• **Brief**:
Return each line of the data below exactly, omitting any pictures.
━━━━━━━━━━
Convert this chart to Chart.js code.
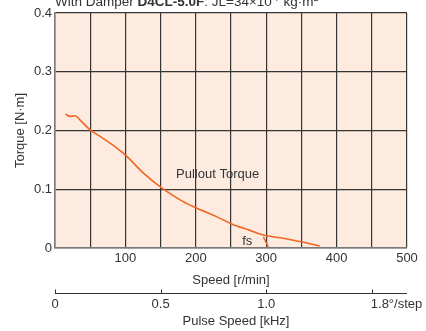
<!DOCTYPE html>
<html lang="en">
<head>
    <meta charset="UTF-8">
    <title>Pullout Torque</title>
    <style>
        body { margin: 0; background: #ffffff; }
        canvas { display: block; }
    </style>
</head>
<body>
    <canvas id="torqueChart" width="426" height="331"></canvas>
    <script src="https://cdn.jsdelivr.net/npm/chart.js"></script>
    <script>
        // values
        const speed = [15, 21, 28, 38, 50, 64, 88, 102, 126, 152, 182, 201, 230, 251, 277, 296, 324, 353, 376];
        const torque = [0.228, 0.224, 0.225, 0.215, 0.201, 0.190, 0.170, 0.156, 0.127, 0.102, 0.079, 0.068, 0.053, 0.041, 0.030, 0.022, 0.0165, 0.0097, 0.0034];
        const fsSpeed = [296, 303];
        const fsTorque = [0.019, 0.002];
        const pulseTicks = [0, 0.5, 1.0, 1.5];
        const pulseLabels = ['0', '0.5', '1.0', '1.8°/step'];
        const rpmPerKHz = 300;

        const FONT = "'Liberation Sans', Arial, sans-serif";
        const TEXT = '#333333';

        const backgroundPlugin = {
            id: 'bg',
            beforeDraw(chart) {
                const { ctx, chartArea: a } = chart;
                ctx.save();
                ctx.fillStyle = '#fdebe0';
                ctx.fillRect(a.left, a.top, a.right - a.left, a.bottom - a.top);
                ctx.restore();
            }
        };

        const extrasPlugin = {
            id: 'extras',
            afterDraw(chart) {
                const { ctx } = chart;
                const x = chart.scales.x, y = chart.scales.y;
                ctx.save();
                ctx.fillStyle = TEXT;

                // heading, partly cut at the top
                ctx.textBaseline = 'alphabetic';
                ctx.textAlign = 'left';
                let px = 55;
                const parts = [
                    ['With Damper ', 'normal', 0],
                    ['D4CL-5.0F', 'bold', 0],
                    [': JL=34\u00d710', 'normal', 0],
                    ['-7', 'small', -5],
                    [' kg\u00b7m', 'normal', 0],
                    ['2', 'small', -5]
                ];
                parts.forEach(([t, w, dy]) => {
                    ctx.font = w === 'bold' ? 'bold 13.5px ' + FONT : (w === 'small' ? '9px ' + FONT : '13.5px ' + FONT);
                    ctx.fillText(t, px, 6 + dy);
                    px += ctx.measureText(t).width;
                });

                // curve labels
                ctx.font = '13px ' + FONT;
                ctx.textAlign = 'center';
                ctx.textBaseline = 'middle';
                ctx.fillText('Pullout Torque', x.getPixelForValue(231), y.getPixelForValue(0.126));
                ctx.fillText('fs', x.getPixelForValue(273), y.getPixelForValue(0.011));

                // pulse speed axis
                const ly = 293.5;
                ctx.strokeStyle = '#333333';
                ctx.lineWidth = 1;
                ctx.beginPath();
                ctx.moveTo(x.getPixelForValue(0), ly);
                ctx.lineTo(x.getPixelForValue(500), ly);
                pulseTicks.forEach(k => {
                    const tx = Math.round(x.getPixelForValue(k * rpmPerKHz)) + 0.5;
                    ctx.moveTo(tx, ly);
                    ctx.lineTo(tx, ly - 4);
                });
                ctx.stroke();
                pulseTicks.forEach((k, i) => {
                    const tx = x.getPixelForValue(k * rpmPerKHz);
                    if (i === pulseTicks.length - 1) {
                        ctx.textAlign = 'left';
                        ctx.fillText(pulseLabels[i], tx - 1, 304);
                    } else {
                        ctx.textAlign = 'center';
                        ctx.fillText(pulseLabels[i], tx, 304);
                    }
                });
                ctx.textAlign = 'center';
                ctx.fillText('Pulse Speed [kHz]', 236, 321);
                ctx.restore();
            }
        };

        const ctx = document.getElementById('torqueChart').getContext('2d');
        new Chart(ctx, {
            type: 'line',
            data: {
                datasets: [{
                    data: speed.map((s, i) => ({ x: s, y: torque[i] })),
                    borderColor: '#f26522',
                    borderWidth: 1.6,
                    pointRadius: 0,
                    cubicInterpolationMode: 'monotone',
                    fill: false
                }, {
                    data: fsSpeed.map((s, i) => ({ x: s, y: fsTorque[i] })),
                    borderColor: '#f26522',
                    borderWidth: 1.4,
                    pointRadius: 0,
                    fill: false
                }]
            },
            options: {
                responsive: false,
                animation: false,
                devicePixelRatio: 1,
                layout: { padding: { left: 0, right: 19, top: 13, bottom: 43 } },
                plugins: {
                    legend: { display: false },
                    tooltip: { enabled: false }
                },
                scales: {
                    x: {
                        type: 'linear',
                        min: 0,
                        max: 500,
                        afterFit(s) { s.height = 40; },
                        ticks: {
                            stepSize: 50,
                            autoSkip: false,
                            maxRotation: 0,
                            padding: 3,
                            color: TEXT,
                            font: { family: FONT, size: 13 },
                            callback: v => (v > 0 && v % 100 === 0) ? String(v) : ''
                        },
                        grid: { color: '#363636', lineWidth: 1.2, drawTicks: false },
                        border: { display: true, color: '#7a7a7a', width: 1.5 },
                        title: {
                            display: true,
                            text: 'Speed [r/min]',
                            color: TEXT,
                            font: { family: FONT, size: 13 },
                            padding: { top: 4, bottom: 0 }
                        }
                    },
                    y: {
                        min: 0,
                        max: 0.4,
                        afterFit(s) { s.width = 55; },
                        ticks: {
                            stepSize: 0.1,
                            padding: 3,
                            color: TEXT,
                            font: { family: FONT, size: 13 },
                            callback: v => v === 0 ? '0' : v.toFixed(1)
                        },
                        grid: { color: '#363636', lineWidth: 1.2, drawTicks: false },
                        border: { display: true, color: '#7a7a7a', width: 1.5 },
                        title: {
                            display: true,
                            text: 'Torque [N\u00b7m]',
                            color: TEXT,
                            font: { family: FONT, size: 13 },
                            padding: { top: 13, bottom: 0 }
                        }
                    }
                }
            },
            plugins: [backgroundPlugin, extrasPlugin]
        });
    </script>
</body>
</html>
━━━━━━━━━━
• **Reply**:
Convert this chart to Chart.js code.
<!DOCTYPE html>
<html lang="en">
<head>
    <meta charset="UTF-8">
    <title>Pullout Torque</title>
    <style>
        body { margin: 0; background: #ffffff; }
        canvas { display: block; }
    </style>
</head>
<body>
    <canvas id="torqueChart" width="426" height="331"></canvas>
    <script src="https://cdn.jsdelivr.net/npm/chart.js"></script>
    <script>
        // values
        const speed = [15, 21, 28, 38, 50, 64, 88, 102, 126, 152, 182, 201, 230, 251, 277, 296, 324, 353, 376];
        const torque = [0.228, 0.224, 0.225, 0.215, 0.201, 0.190, 0.170, 0.156, 0.127, 0.102, 0.079, 0.068, 0.053, 0.041, 0.030, 0.022, 0.0165, 0.0097, 0.0034];
        const fsSpeed = [296, 303];
        const fsTorque = [0.019, 0.002];
        const pulseTicks = [0, 0.5, 1.0, 1.5];
        const pulseLabels = ['0', '0.5', '1.0', '1.8°/step'];
        const rpmPerKHz = 300;

        const FONT = "'Liberation Sans', Arial, sans-serif";
        const TEXT = '#333333';

        const backgroundPlugin = {
            id: 'bg',
            beforeDraw(chart) {
                const { ctx, chartArea: a } = chart;
                ctx.save();
                ctx.fillStyle = '#fdebe0';
                ctx.fillRect(a.left, a.top, a.right - a.left, a.bottom - a.top);
                ctx.restore();
            }
        };

        const extrasPlugin = {
            id: 'extras',
            afterDraw(chart) {
                const { ctx } = chart;
                const x = chart.scales.x, y = chart.scales.y;
                ctx.save();
                ctx.fillStyle = TEXT;

                // heading, partly cut at the top
                ctx.textBaseline = 'alphabetic';
                ctx.textAlign = 'left';
                let px = 55;
                const parts = [
                    ['With Damper ', 'normal', 0],
                    ['D4CL-5.0F', 'bold', 0],
                    [': JL=34\u00d710', 'normal', 0],
                    ['-7', 'small', -5],
                    [' kg\u00b7m', 'normal', 0],
                    ['2', 'small', -5]
                ];
                parts.forEach(([t, w, dy]) => {
                    ctx.font = w === 'bold' ? 'bold 13.5px ' + FONT : (w === 'small' ? '9px ' + FONT : '13.5px ' + FONT);
                    ctx.fillText(t, px, 6 + dy);
                    px += ctx.measureText(t).width;
                });

                // curve labels
                ctx.font = '13px ' + FONT;
                ctx.textAlign = 'center';
                ctx.textBaseline = 'middle';
                ctx.fillText('Pullout Torque', x.getPixelForValue(231), y.getPixelForValue(0.126));
                ctx.fillText('fs', x.getPixelForValue(273), y.getPixelForValue(0.011));

                // pulse speed axis
                const ly = 293.5;
                ctx.strokeStyle = '#333333';
                ctx.lineWidth = 1;
                ctx.beginPath();
                ctx.moveTo(x.getPixelForValue(0), ly);
                ctx.lineTo(x.getPixelForValue(500), ly);
                pulseTicks.forEach(k => {
                    const tx = Math.round(x.getPixelForValue(k * rpmPerKHz)) + 0.5;
                    ctx.moveTo(tx, ly);
                    ctx.lineTo(tx, ly - 4);
                });
                ctx.stroke();
                pulseTicks.forEach((k, i) => {
                    const tx = x.getPixelForValue(k * rpmPerKHz);
                    if (i === pulseTicks.length - 1) {
                        ctx.textAlign = 'left';
                        ctx.fillText(pulseLabels[i], tx - 1, 304);
                    } else {
                        ctx.textAlign = 'center';
                        ctx.fillText(pulseLabels[i], tx, 304);
                    }
                });
                ctx.textAlign = 'center';
                ctx.fillText('Pulse Speed [kHz]', 236, 321);
                ctx.restore();
            }
        };

        const ctx = document.getElementById('torqueChart').getContext('2d');
        new Chart(ctx, {
            type: 'line',
            data: {
                datasets: [{
                    data: speed.map((s, i) => ({ x: s, y: torque[i] })),
                    borderColor: '#f26522',
                    borderWidth: 1.6,
                    pointRadius: 0,
                    cubicInterpolationMode: 'monotone',
                    fill: false
                }, {
                    data: fsSpeed.map((s, i) => ({ x: s, y: fsTorque[i] })),
                    borderColor: '#f26522',
                    borderWidth: 1.4,
                    pointRadius: 0,
                    fill: false
                }]
            },
            options: {
                responsive: false,
                animation: false,
                devicePixelRatio: 1,
                layout: { padding: { left: 0, right: 19, top: 13, bottom: 43 } },
                plugins: {
                    legend: { display: false },
                    tooltip: { enabled: false }
                },
                scales: {
                    x: {
                        type: 'linear',
                        min: 0,
                        max: 500,
                        afterFit(s) { s.height = 40; },
                        ticks: {
                            stepSize: 50,
                            autoSkip: false,
                            maxRotation: 0,
                            padding: 3,
                            color: TEXT,
                            font: { family: FONT, size: 13 },
                            callback: v => (v > 0 && v % 100 === 0) ? String(v) : ''
                        },
                        grid: { color: '#363636', lineWidth: 1.2, drawTicks: false },
                        border: { display: true, color: '#7a7a7a', width: 1.5 },
                        title: {
                            display: true,
                            text: 'Speed [r/min]',
                            color: TEXT,
                            font: { family: FONT, size: 13 },
                            padding: { top: 4, bottom: 0 }
                        }
                    },
                    y: {
                        min: 0,
                        max: 0.4,
                        afterFit(s) { s.width = 55; },
                        ticks: {
                            stepSize: 0.1,
                            padding: 3,
                            color: TEXT,
                            font: { family: FONT, size: 13 },
                            callback: v => v === 0 ? '0' : v.toFixed(1)
                        },
                        grid: { color: '#363636', lineWidth: 1.2, drawTicks: false },
                        border: { display: true, color: '#7a7a7a', width: 1.5 },
                        title: {
                            display: true,
                            text: 'Torque [N\u00b7m]',
                            color: TEXT,
                            font: { family: FONT, size: 13 },
                            padding: { top: 13, bottom: 0 }
                        }
                    }
                }
            },
            plugins: [backgroundPlugin, extrasPlugin]
        });
    </script>
</body>
</html>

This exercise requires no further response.